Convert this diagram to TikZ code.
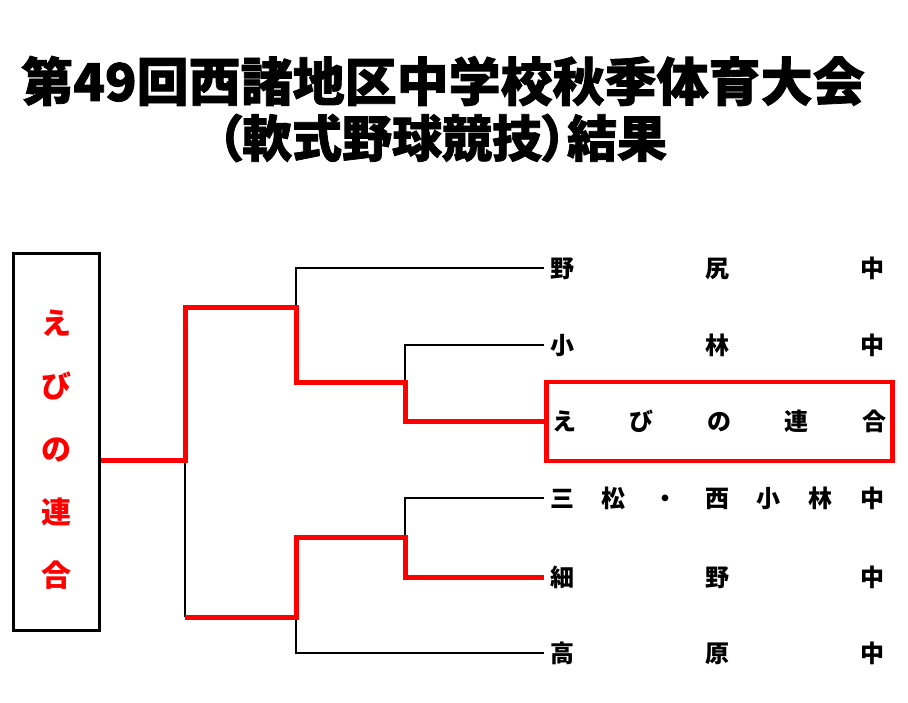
\documentclass[tikz,border=0pt]{standalone}
\usepackage{fontspec}
\newfontfamily\jp{Noto Sans CJK JP}
\newfontfamily\jptitle[FakeBold=1.5,RawFeature=+palt]{Noto Sans CJK JP}
\newfontfamily\jpheavy[FakeBold=1.5]{Noto Sans CJK JP}
\usetikzlibrary{positioning}

\tikzset{
  win/.style={red, line width=5pt},
  lose/.style={black, line width=1.8pt},
  team/.style={anchor=west, inner xsep=6pt, inner ysep=0pt, font=\jp\bfseries\fontsize{24}{24}\selectfont},
  titletext/.style={font=\jpheavy\bfseries\fontsize{52}{52}\selectfont},
}
\newcommand{\spreadname}[1]{\hbox to 334pt{#1}}

\begin{document}
\begin{tikzpicture}[x=1pt,y=-1pt]
      \useasboundingbox (0,0) rectangle (908,702);

      \node[titletext] (title) at (443,81) {第49回西諸地区中学校秋季体育大会};
      \node[titletext, font=\jptitle\bfseries\fontsize{50}{50}\selectfont] (subtitle) at (442,138) {（軟式野球競技）結果};

      \node[draw, line width=3.5pt, minimum width=86pt, minimum height=377pt, inner sep=0pt] (champ) at (56.5,442) {};
      \node[red, align=center, font=\jp\bfseries\fontsize{30}{63}\selectfont] (champname) at ([yshift=-8pt]champ.center) {え\\び\\の\\連\\合};

      \node[team] (t1) at (544,268) {\spreadname{野\hfill 尻\hfill 中}};
      \node[team] (t2) at (544,345) {\spreadname{小\hfill 林\hfill 中}};
      \node[team, draw=red, line width=4.5pt, minimum height=79pt] (t3) at (544,421.5) {\spreadname{え\hfill び\hfill の\hfill 連\hfill 合}};
      \node[team] (t4) at (544,498) {\spreadname{三\hfill 松\hfill ・\hfill 西\hfill 小\hfill 林\hfill 中}};
      \node[team] (t5) at (544,577) {\spreadname{細\hfill 野\hfill 中}};
      \node[team] (t6) at (544,653) {\spreadname{高\hfill 原\hfill 中}};

      \coordinate (f) at (185,460);
      \coordinate (s1) at (296,307);
      \coordinate (s2) at (296,617);
      \coordinate (q1) at (405,382);
      \coordinate (q2) at (405,537);

      \draw[lose] (f) -- (f |- s2);
      \draw[lose] (s1) |- (t1.west);
      \draw[lose] (q1) |- (t2.west);
      \draw[lose] (q2) |- (t4.west);
      \draw[lose] (s2) |- (t6.west);

      \draw[win] (champ.east |- f) -- (f) |- (s1) |- (q1) |- (t3.west);
      \draw[win] (f |- s2) -- (s2) |- (q2) |- (t5.west);
    \end{tikzpicture}
\end{document}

*WHAT IS ASKED*. Write out again, exactly, the lines from the start of the listing up to the line containing "(subtitle) at (442,138)", with both ends and without pictures.

*SOLVED PROBLEM*.
Convert this diagram to TikZ code.
\documentclass[tikz,border=0pt]{standalone}
\usepackage{fontspec}
\newfontfamily\jp{Noto Sans CJK JP}
\newfontfamily\jptitle[FakeBold=1.5,RawFeature=+palt]{Noto Sans CJK JP}
\newfontfamily\jpheavy[FakeBold=1.5]{Noto Sans CJK JP}
\usetikzlibrary{positioning}

\tikzset{
  win/.style={red, line width=5pt},
  lose/.style={black, line width=1.8pt},
  team/.style={anchor=west, inner xsep=6pt, inner ysep=0pt, font=\jp\bfseries\fontsize{24}{24}\selectfont},
  titletext/.style={font=\jpheavy\bfseries\fontsize{52}{52}\selectfont},
}
\newcommand{\spreadname}[1]{\hbox to 334pt{#1}}

\begin{document}
\begin{tikzpicture}[x=1pt,y=-1pt]
      \useasboundingbox (0,0) rectangle (908,702);

      \node[titletext] (title) at (443,81) {第49回西諸地区中学校秋季体育大会};
      \node[titletext, font=\jptitle\bfseries\fontsize{50}{50}\selectfont] (subtitle) at (442,138) {（軟式野球競技）結果};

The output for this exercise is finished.